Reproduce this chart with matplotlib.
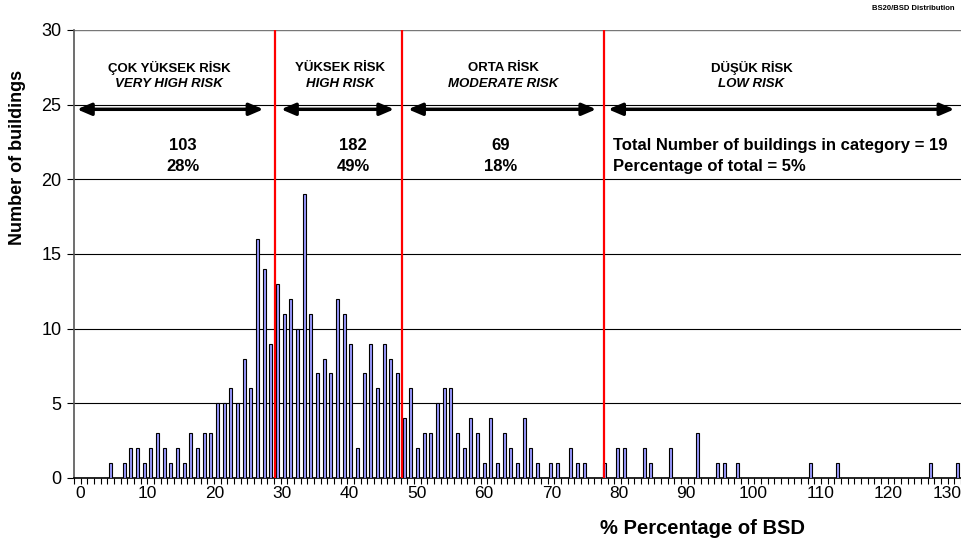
import numpy as np
import matplotlib.pyplot as plt

# Yazı tipi (Arial benzeri)
plt.rcParams['font.family'] = ['Liberation Sans', 'DejaVu Sans']

# BSD sınıfı (kategori sırası) ve bina sayısı
bsd_bin = [5, 7, 8, 9, 10, 11, 12, 13, 14, 15, 16, 17, 18, 19, 20, 21, 22, 23, 24,
           25, 26, 27, 28, 29,
           30, 31, 32, 33, 34, 35, 36, 37, 38, 39, 40, 41, 42, 43, 44, 45, 46, 47,
           48, 49,
           50, 51, 52, 53, 54, 55, 56, 57, 58, 59, 60, 61, 62, 63, 64, 65, 66, 67,
           68, 69, 71, 72, 74, 75, 76, 79,
           81, 82, 85, 86, 89, 93, 96, 97, 99, 110, 114, 128, 132]
n_buildings = [1, 1, 2, 2, 1, 2, 3, 2, 1, 2, 1, 3, 2, 3, 3, 5, 5, 6, 5,
               8, 6, 16, 14, 9,
               13, 11, 12, 10, 19, 11, 7, 8, 7, 12, 11, 9, 2, 7, 9, 6, 9, 8,
               7, 4,
               6, 2, 3, 3, 5, 6, 6, 3, 2, 4, 3, 1, 4, 1, 3, 2, 1, 4,
               2, 1, 1, 1, 2, 1, 1, 1,
               2, 2, 2, 1, 2, 3, 1, 1, 1, 1, 1, 1, 1]

tick_values = list(range(0, 131, 10))

# Risk sınıfları
risk_tr = ['ÇOK YÜKSEK RİSK', 'YÜKSEK RİSK', 'ORTA RİSK', 'DÜŞÜK RİSK']
risk_en = ['VERY HIGH RISK', 'HIGH RISK', 'MODERATE RISK', 'LOW RISK']
risk_count = [103, 182, 69, 19]
risk_pct = ['28%', '49%', '18%', '5%']
risk_limits = [30.1, 49.2, 79.4]   # kırmızı çizgiler (kategori ekseninde)

# Şekil
fig = plt.figure(figsize=(9.61, 5.45), dpi=100)
ax = fig.add_axes([74 / 961, 67 / 545, 887 / 961, 448 / 545])

# Çubuklar
x = np.array(bsd_bin) + 0.5
ax.bar(x, n_buildings, width=0.45, color='#9999ff', edgecolor='black',
       linewidth=0.8, zorder=3)

# Kırmızı sınır çizgileri
for lim in risk_limits:
    ax.axvline(lim, color='red', lw=1.6, zorder=4)

# Eksenler
ax.set_xlim(0, 133)
ax.set_ylim(0, 30)
ax.set_yticks(range(0, 31, 5))
ax.yaxis.grid(True, color='black', lw=0.8, zorder=0)
ax.axhline(30, color='#777777', lw=1.6, zorder=1)
ax.set_axisbelow(True)

# Etiket konumları (son etiket kenarda kesilmesin)
ax.set_xticks([min(0.9 + 1.0095 * v, 130.9) for v in tick_values])
ax.set_xticklabels([str(v) for v in tick_values])
ax.set_xticks(np.arange(0, 134), minor=True)
ax.tick_params(axis='x', which='major', length=0, labelsize=12.5, pad=6)
ax.tick_params(axis='x', which='minor', length=4.5, width=0.8, direction='out')
ax.tick_params(axis='y', length=5, width=0.8, labelsize=13, pad=4)

for s in ['top', 'right']:
    ax.spines[s].set_visible(False)
ax.spines['left'].set_color('#555555')
ax.spines['left'].set_linewidth(1.2)
ax.spines['bottom'].set_linewidth(1.2)

# Etiketler
fig.text(18 / 961, 1 - 157 / 545, 'Number of buildings', rotation=90,
         ha='center', va='center', fontsize=13, fontweight='bold')
fig.text(703 / 961, 1 - 528 / 545, '% Percentage of BSD',
         ha='center', va='center', fontsize=14.5, fontweight='bold')
fig.text(955 / 961, 1 - 8 / 545, 'BS20/BSD Distribution',
         ha='right', va='center', fontsize=5.5, fontweight='bold')

# Risk başlıkları ve oklar
head_x = [14.25, 39.9, 64.35, 101.6]
arrow_x = [(0.45, 28.4), (31.05, 48.0), (50.1, 78.3), (80.1, 132.0)]
for i in range(4):
    ax.text(head_x[i], 27.48, risk_tr[i], ha='center', va='center',
            fontsize=9.5, fontweight='bold')
    ax.text(head_x[i], 26.36, risk_en[i], ha='center', va='center',
            fontsize=9.5, fontweight='bold', fontstyle='italic')
    ax.annotate('', xy=(arrow_x[i][0], 24.69), xytext=(arrow_x[i][1], 24.69),
                arrowprops=dict(arrowstyle='<|-|>,head_length=0.7,head_width=0.3',
                                lw=2.5, color='black', mutation_scale=12,
                                shrinkA=0, shrinkB=0), zorder=5)

num_x = [16.35, 41.85, 63.9]
for i in range(3):
    ax.text(num_x[i], 22.28, str(risk_count[i]), ha='center', va='center',
            fontsize=12, fontweight='bold')
    ax.text(num_x[i], 20.87, risk_pct[i], ha='center', va='center',
            fontsize=12, fontweight='bold')

ax.text(80.85, 22.28, 'Total Number of buildings in category = %d' % risk_count[3],
        ha='left', va='center', fontsize=12, fontweight='bold')
ax.text(80.85, 20.87, 'Percentage of total = %s' % risk_pct[3],
        ha='left', va='center', fontsize=12, fontweight='bold')

plt.savefig('out.png', dpi=100)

———

**Task objective**
Please restate the material above line by line, exactly, beginning at its first line and ending with the line that contains "plt.rcParams['font.family'] = ['Liberation", without any pictures.

**Correct response**
Reproduce this chart with matplotlib.
import numpy as np
import matplotlib.pyplot as plt

# Yazı tipi (Arial benzeri)
plt.rcParams['font.family'] = ['Liberation Sans', 'DejaVu Sans']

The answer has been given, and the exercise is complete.